Egypt pound stable at central bank sale but falls on black market

Reuters , Tuesday 19 Apr 2016

Egypt's pound was stable at Tuesday's weekly foreign currency sale, but extended declines on the black market to a record low of around 11 to the dollar as the import-dependent country struggles with a foreign exchange shortage.

Egypt's central bank sold $120 million at its regular rate of 8.78 to the dollar at Tuesday's sale, but the widening gap with the black market rate is increasing pressure on the central bank to devalue for the second time in as many months.

Egypt has been facing a dollar shortage since the 2011 uprising drove away tourists and foreign investors, major sources of hard currency, putting pressure on the pound.

In an attempt to close the gap between official and black market rates, the central bank devalued to 8.85 per dollar from 7.7301 last month, while announcing a more flexible exchange rate policy.
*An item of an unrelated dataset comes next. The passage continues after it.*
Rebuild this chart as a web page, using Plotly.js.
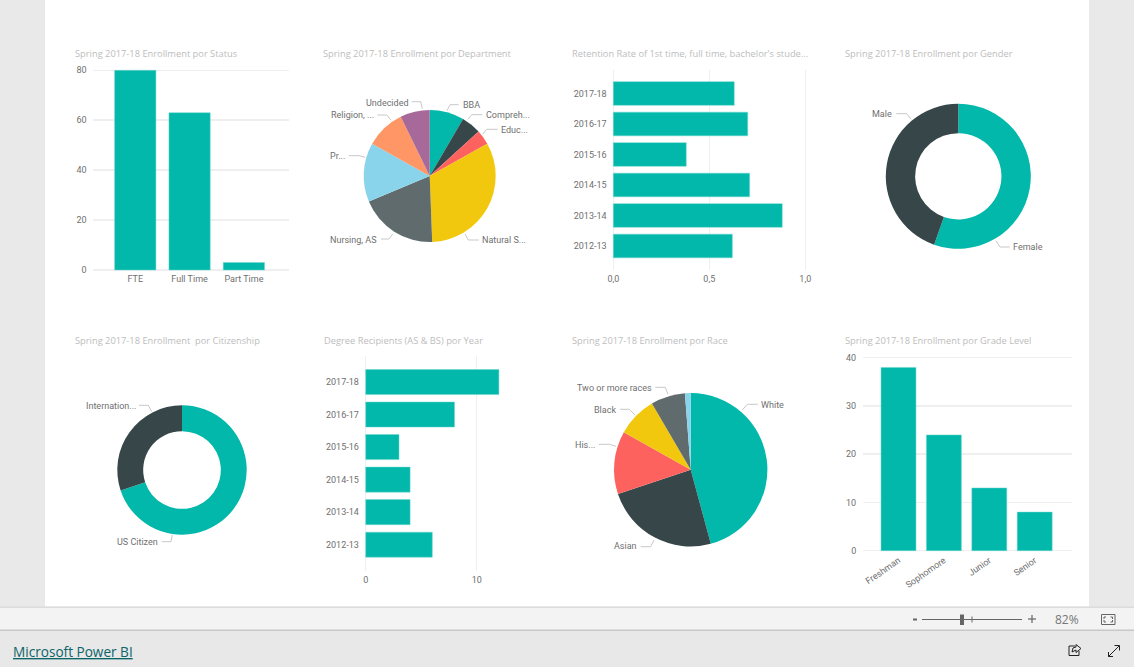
<!DOCTYPE html>
<html><head><meta charset="utf-8">
<script src="https://cdn.plot.ly/plotly-3.0.1.min.js"></script>
<style>html,body{margin:0;padding:0;overflow:hidden;background:#e9e9e9}#c{width:1134px;height:667px}</style>
</head><body><div id="c"></div>
<script>
// ---------- data ----------
const statusCats = ['FTE','Full Time','Part Time'];
const statusVals = [80,63,3];
const yearCats = ['2012-13','2013-14','2014-15','2015-16','2016-17','2017-18'];
const retentionVals = [0.62,0.88,0.71,0.38,0.70,0.63];
const degreeVals = [6,4,4,3,8,12];
const gradeCats = ['Freshman','Sophomore','Junior','Senior'];
const gradeVals = [38,24,13,8];
const deptLabels = ['BBA','Compreh...','Educ...','Natural S...','Nursing, AS','Pr...','Religion, ...','Undecided'];
const deptVals = [7,4,3,27,16,12,8,6];
const raceLabels = ['White','Asian','His...','Black','Two or more races',''];
const raceVals = [38,20,11,7,6,1];
const genderLabels = ['Female','Male'];
const genderVals = [46,37];
const citizenLabels = ['US Citizen','Internation...'];
const citizenVals = [58,25];
const titles = [
 ['Spring 2017-18 Enrollment por Status',75,53.5],
 ['Spring 2017-18 Enrollment por Department',323,53.5],
 ["Retention Rate of 1st time, full time, bachelor's stude...",571.5,53.5],
 ['Spring 2017-18 Enrollment por Gender',845,53.5],
 ['Spring 2017-18 Enrollment  por Citizenship',75,340.5],
 ['Degree Recipients (AS & BS) por Year',323.5,340.5],
 ['Spring 2017-18 Enrollment por Race',571.5,340.5],
 ['Spring 2017-18 Enrollment por Grade Level',845,340.5]
];
const TEAL='#01B8AA';
const pieColors=['#01B8AA','#374649','#FD625E','#F2C80F','#5F6B6D','#8AD4EB','#FE9666','#A66999'];
const raceColors=['#01B8AA','#374649','#FD625E','#F2C80F','#5F6B6D','#8AD4EB'];
const W=1134,H=667;
const FONT='"Roboto", sans-serif', TICK='#6f6f6f', FS=9;
const fx=x=>x/W, fy=y=>1-y/H;
const dx=(a,b)=>[fx(a),fx(b)], dy=(top,bot)=>[fy(bot),fy(top)];

const data=[], shapes=[], annotations=[];
const layout={width:W,height:H,margin:{l:0,r:0,t:0,b:0},paper_bgcolor:'#e9e9e9',plot_bgcolor:'rgba(0,0,0,0)',
  showlegend:false,hovermode:false,shapes,annotations};

function axisX(o){return Object.assign({showline:false,zeroline:false,ticks:'outside',ticklen:3,tickcolor:'rgba(0,0,0,0)',
  tickfont:{family:FONT,size:FS,color:TICK},fixedrange:true,gridcolor:'#efefef',gridwidth:1.5},o)}
function barChart(i,cats,vals,orient,xd,yd,xo,yo,w){
  const s=i===1?'':i;
  data.push({type:'bar',orientation:orient,x:orient==='v'?cats:vals,y:orient==='v'?vals:cats,width:w,
    marker:{color:TEAL,line:{color:'#6fd6ce',width:0.5}},xaxis:'x'+s,yaxis:'y'+s});
  layout['xaxis'+s]=axisX(Object.assign({domain:xd,anchor:'y'+s},xo));
  layout['yaxis'+s]=axisX(Object.assign({domain:yd,anchor:'x'+s},yo));
}
barChart(1,statusCats,statusVals,'v',dx(93.3,288.7),dy(68.3,272),
  {type:'category',range:[-0.773,2.825],showgrid:false,ticklen:0,anchor:'free',position:fy(270)},
  {range:[-0.8,80.8],tickvals:[0,20,40,60,80],showgrid:true,ticklen:4},0.76);
barChart(2,yearCats,retentionVals,'h',dx(611.4,807.2),dy(70,270),
  {range:[-0.01,1.01],tickvals:[0,0.5,1],ticktext:['0,0','0,5','1,0'],showgrid:true,ticklen:0},
  {type:'category',range:[-0.787,5.77],showgrid:false,ticklen:2},0.777);
barChart(3,yearCats,degreeVals,'h',dx(364.6,543.3),dy(356,570.7),
  {range:[-0.1,16],tickvals:[0,10],showgrid:true,ticklen:0},
  {type:'category',range:[-0.8,5.8],showgrid:false,ticklen:3},0.77);
barChart(4,gradeCats,gradeVals,'v',dx(863,1071.7),dy(355.8,552.6),
  {type:'category',range:[-0.782,3.815],showgrid:false,tickangle:-35,ticklen:0,anchor:'free',position:fy(550.7)},
  {range:[-0.4,40.4],tickvals:[0,10,20,30,40],showgrid:true,ticklen:4},0.77);

// placement: [anchor, label x, label y, line start x, elbow x, line y, attach x, attach y]
function pie(labels,vals,colors,cx,cy,r,hole,placements){
  data.push({type:'pie',labels,values:vals,sort:false,direction:'clockwise',rotation:0,hole,textinfo:'none',
    marker:{colors,line:{width:0}},domain:{x:dx(cx-r,cx+r),y:dy(cy-r,cy+r)}});
  placements.forEach((p,i)=>{
    if(!p)return;
    const [side,tx,ty,x1,x2,ly,ex,ey]=p;
    annotations.push({xref:'paper',yref:'paper',x:fx(tx),y:fy(ty),text:labels[i],showarrow:false,
      xanchor:side,yanchor:'middle',borderpad:0,borderwidth:0,font:{family:FONT,size:FS,color:TICK}});
    shapes.push({type:'path',xref:'paper',yref:'paper',layer:'above',
      path:`M${fx(x1)} ${fy(ly)}L${fx(x2)} ${fy(ly)}L${fx(ex)} ${fy(ey)}`,line:{color:'#c8c8c8',width:1}});
  });
}
pie(deptLabels,deptVals,pieColors,429.7,176,66,0,[
 ['left',462.7,104.7,458.7,450,104.7,447,110.7],['left',485.7,115,482.3,471.7,114.7,468,119.3],
 ['left',501,130,497.7,486.7,129.3,482.7,134],['left',482,240,478.7,468.3,240,465,234],
 ['right',376.7,240,381,389,239,392.7,234],['right',345.3,156,348.7,359.3,155.7,365,157.3],
 ['right',374.3,115,377.3,386.7,115,391.3,120.3],['right',408,103,411.7,420.7,101.7,422.3,108.7]]);
pie(raceLabels,raceVals,raceColors,690.7,469.7,76.7,0,[
 ['left',761,405,757.7,747.3,404.3,742.3,410],['right',637.3,546,640.7,650.7,546.7,654,540],
 ['right',595.3,445,598.7,609.3,444.3,616,446.3],['right',616,410,620,629.3,409.3,635,415],
 ['right',651.7,388,655.3,665.3,387.3,668,394.3],null]);
pie(genderLabels,genderVals,['#01B8AA','#374649'],958.3,176.3,72.5,0.595,[
 ['left',1013,247,1009.7,1000,247,996,240.7],['right',892.3,114,896.3,906.7,113.7,911,119.3]]);
pie(citizenLabels,citizenVals,['#01B8AA','#374649'],182,470,64.7,0.6,[
 ['right',157.7,541.7,161.7,171,541.7,172.3,535],['right',135.7,406,139,148.3,405.3,151.7,411.7]]);

titles.forEach(t=>annotations.push({xref:'paper',yref:'paper',x:fx(t[1]),y:fy(t[2]),text:t[0],showarrow:false,
  xanchor:'left',yanchor:'middle',borderpad:0,borderwidth:0,font:{family:'"Open Sans", sans-serif',size:9.3,color:'#bdbdbd'}}));

// ---------- page chrome ----------
function rect(x0,y0,x1,y1,fill,line){shapes.push({type:'rect',xref:'paper',yref:'paper',layer:'below',
  x0:fx(x0),x1:fx(x1),y0:fy(y0),y1:fy(y1),fillcolor:fill,line:line||{width:0}})}
function pathPx(pts,color,w){shapes.push({type:'path',xref:'paper',yref:'paper',layer:'above',
  path:pts.map((p,i)=>(i?'L':'M')+fx(p[0])+' '+fy(p[1])).join(''),line:{color,width:w||1}})}
rect(45,0,1089,606.5,'#ffffff');
rect(0,607,W,630,'#f3f3f3');
rect(0,606.5,W,608,'#dcdcdc');
rect(0,629.5,W,631,'#c8c8c8');
rect(0,631,W,H,'#e8e8e8');
pathPx([[922,619.5],[1022,619.5]],'#666666',1);
rect(960,614.5,964,625,'#666666');
pathPx([[972,616.5],[972,622.5]],'#666666',1);
pathPx([[913,619.5],[917,619.5]],'#666666',2);
pathPx([[1028,619],[1036,619]],'#666666',1.2);
pathPx([[1032,615],[1032,623]],'#666666',1.2);
annotations.push({xref:'paper',yref:'paper',x:fx(1067),y:fy(619.5),text:'82%',showarrow:false,xanchor:'center',yanchor:'middle',
  font:{family:'"Open Sans", sans-serif',size:12,color:'#777777'}});
pathPx([[1101.5,614.5],[1115,614.5],[1115,624.5],[1101.5,624.5],[1101.5,614.5]],'#666666',1);
pathPx([[1104,619],[1104,617],[1106,617]],'#666666',1);
pathPx([[1112.5,619],[1112.5,617],[1110.5,617]],'#666666',1);
pathPx([[1104,620],[1104,622],[1106,622]],'#666666',1);
pathPx([[1112.5,620],[1112.5,622],[1110.5,622]],'#666666',1);
annotations.push({xref:'paper',yref:'paper',x:fx(13.3),y:fy(651),text:'<u>Microsoft Power BI</u>',showarrow:false,xanchor:'left',yanchor:'middle',borderpad:0,borderwidth:0,
  font:{family:'"Open Sans", sans-serif',size:13.6,color:'#0a6468'}});
// share icon
pathPx([[1075,646],[1069,646],[1069,655.5],[1079,655.5],[1079,651]],'#222222',1);
pathPx([[1072,652],[1073,648],[1076,647],[1076,644.5],[1081,648.5],[1076,652.5],[1076,650],[1072,652]],'#222222',1);
// expand icon
pathPx([[1108.5,656.5],[1119,646]],'#222222',1);
pathPx([[1108.5,652],[1108.5,656.5],[1113,656.5]],'#222222',1);
pathPx([[1114.5,645.5],[1119.5,645.5],[1119.5,650.5]],'#222222',1);

Plotly.newPlot('c',data,layout,{displayModeBar:false,staticPlot:true});
</script></body></html>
It later strengthened the pound to 8.78 per dollar, where it has remained since.

However, it is not yet clear what the new flexible policy will bring and the gap between the official and black market rates has widened once more.

Two black market traders said they were selling sought-after dollars on Tuesday for around 11 pounds, a steep decline from a range of 10.50 to 10.65 quoted on Monday.

The central bank has sought to crack down on black market trading, meeting with bureaus to push them to sell closer to the official rate and revoking some licences over the issue.

Egypt's public prosecution is investigating about 15 bureaus accused by the central bank of hoarding dollars, judicial sources have said.